From the first line of the data below through the line holding "ax.axis('off')", output each line exactly and leave the pictures out.

>> Begin

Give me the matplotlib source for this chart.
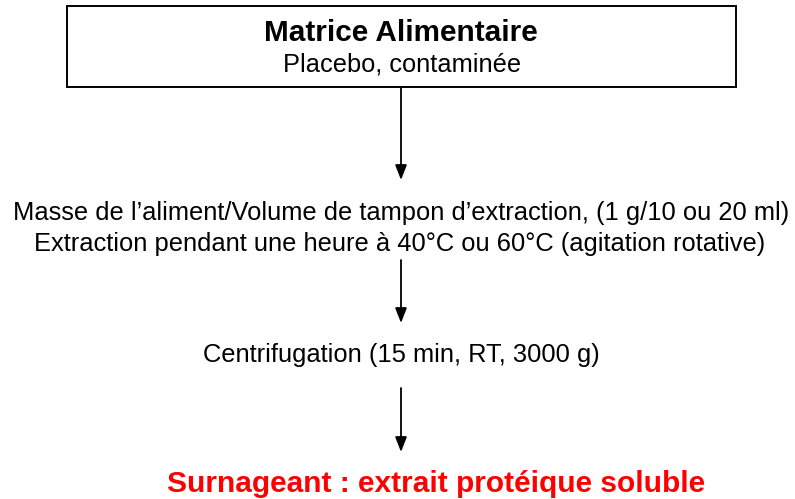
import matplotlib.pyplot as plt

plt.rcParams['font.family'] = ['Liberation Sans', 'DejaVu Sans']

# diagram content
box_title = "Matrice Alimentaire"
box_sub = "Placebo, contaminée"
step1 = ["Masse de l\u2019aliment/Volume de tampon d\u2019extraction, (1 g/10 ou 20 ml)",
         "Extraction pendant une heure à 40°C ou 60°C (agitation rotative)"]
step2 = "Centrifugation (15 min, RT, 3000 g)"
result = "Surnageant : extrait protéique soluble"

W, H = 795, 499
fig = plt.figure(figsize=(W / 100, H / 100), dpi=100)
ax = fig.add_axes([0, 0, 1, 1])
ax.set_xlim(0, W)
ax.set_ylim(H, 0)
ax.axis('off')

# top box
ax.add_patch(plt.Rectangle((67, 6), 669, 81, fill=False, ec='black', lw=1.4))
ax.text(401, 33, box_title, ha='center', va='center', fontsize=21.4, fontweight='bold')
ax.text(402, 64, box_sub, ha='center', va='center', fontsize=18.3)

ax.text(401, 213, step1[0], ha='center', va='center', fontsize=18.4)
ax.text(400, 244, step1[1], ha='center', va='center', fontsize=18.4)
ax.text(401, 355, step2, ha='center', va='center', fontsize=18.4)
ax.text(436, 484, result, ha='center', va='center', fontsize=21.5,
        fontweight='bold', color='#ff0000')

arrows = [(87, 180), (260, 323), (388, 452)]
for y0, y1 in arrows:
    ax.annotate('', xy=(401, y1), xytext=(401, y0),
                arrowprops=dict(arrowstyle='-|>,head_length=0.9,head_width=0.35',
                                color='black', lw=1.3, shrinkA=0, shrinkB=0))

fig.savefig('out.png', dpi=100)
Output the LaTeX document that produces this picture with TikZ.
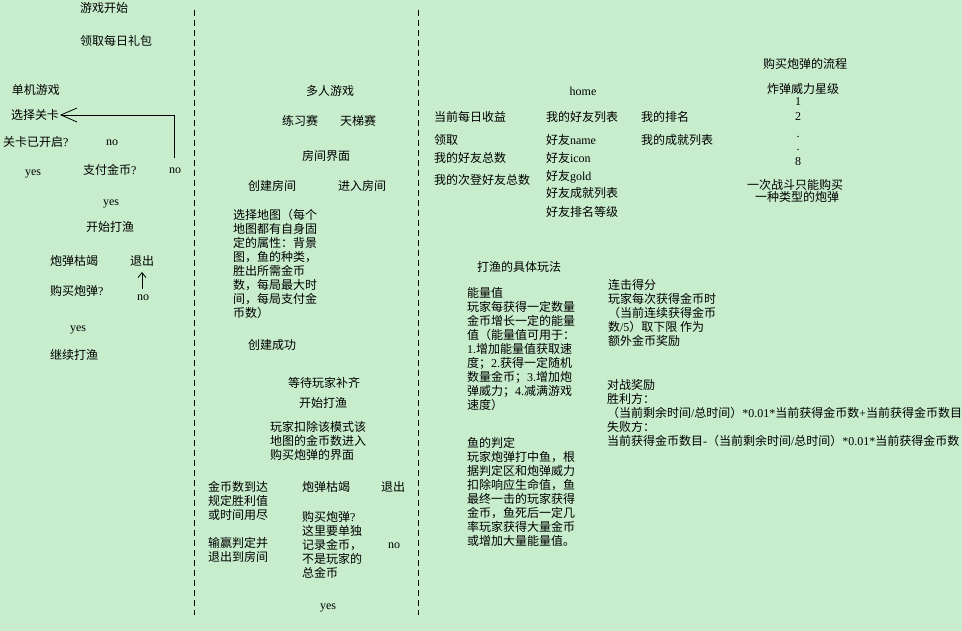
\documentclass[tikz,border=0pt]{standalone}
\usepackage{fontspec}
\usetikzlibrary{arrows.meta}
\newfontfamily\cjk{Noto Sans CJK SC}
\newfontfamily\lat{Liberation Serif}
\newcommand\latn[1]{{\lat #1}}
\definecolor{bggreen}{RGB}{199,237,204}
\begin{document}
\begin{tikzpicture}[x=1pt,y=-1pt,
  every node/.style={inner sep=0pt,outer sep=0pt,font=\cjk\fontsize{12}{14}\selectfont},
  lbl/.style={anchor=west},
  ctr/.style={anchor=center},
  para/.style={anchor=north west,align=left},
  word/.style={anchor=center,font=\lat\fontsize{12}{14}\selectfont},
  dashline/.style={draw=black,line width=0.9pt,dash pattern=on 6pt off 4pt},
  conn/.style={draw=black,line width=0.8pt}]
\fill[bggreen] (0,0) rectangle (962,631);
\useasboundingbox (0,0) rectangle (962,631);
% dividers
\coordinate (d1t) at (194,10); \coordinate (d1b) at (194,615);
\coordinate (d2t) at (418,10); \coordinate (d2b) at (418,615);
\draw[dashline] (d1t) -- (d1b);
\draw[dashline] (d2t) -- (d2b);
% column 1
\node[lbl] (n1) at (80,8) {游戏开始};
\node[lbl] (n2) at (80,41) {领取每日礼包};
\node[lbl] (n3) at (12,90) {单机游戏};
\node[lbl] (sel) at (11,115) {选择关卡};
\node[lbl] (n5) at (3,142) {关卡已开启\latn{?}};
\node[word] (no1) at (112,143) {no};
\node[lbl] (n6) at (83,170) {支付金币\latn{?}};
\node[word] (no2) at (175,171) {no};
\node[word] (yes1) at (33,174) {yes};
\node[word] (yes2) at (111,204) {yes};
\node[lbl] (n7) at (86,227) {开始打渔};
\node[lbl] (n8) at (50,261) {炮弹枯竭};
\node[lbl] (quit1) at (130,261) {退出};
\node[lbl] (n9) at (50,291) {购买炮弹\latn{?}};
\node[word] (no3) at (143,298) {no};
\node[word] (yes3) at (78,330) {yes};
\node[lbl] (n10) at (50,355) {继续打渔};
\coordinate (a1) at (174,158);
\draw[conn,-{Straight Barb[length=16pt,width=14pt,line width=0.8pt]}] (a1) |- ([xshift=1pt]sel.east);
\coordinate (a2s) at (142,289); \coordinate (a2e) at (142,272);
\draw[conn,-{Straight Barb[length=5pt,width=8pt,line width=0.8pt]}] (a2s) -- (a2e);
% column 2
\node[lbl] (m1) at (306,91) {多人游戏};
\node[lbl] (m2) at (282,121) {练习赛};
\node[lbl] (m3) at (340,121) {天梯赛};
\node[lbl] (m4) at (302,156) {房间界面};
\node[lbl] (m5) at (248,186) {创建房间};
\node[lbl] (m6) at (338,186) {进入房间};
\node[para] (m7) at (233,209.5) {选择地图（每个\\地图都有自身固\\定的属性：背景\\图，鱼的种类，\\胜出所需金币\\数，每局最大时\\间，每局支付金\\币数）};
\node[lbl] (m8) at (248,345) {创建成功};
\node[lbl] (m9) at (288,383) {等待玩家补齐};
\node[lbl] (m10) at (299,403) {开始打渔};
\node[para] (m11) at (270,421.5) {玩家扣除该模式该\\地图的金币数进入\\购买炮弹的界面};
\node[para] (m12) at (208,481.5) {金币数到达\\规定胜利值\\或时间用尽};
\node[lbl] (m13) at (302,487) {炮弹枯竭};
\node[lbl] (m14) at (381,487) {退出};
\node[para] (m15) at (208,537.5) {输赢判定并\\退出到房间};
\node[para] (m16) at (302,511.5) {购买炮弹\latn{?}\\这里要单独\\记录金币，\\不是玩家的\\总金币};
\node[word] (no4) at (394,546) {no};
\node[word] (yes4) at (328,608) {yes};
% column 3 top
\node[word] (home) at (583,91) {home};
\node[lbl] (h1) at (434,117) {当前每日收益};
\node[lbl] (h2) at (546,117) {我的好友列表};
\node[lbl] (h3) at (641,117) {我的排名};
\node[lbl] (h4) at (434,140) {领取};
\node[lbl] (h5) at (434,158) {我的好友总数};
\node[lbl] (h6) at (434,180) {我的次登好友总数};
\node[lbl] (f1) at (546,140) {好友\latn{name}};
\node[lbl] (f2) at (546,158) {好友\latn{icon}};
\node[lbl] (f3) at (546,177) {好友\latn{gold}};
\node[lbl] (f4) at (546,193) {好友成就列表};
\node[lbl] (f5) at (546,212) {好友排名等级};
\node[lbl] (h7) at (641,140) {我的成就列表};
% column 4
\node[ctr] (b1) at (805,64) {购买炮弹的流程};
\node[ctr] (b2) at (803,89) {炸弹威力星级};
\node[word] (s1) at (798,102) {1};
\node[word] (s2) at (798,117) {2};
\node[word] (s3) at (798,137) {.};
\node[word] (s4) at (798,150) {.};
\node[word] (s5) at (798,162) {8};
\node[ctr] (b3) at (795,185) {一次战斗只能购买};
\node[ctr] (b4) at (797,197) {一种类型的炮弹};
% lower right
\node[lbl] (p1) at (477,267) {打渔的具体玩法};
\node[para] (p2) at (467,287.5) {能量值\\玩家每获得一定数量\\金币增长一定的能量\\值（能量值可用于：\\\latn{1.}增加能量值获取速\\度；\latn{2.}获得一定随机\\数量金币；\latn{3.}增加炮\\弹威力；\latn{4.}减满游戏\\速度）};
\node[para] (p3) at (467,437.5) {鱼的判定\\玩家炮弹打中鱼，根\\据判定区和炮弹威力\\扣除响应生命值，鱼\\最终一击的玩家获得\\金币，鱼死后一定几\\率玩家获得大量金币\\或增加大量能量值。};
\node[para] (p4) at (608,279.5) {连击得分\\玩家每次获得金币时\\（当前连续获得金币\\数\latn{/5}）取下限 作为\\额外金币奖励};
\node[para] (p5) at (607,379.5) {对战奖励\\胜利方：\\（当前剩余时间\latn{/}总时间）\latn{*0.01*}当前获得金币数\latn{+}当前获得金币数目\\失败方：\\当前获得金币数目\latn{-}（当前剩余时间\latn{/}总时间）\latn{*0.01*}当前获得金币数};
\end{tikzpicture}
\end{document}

>> End

Correct output ▸
Give me the matplotlib source for this chart.
import matplotlib.pyplot as plt

plt.rcParams['font.family'] = ['Liberation Sans', 'DejaVu Sans']

# diagram content
box_title = "Matrice Alimentaire"
box_sub = "Placebo, contaminée"
step1 = ["Masse de l\u2019aliment/Volume de tampon d\u2019extraction, (1 g/10 ou 20 ml)",
         "Extraction pendant une heure à 40°C ou 60°C (agitation rotative)"]
step2 = "Centrifugation (15 min, RT, 3000 g)"
result = "Surnageant : extrait protéique soluble"

W, H = 795, 499
fig = plt.figure(figsize=(W / 100, H / 100), dpi=100)
ax = fig.add_axes([0, 0, 1, 1])
ax.set_xlim(0, W)
ax.set_ylim(H, 0)
ax.axis('off')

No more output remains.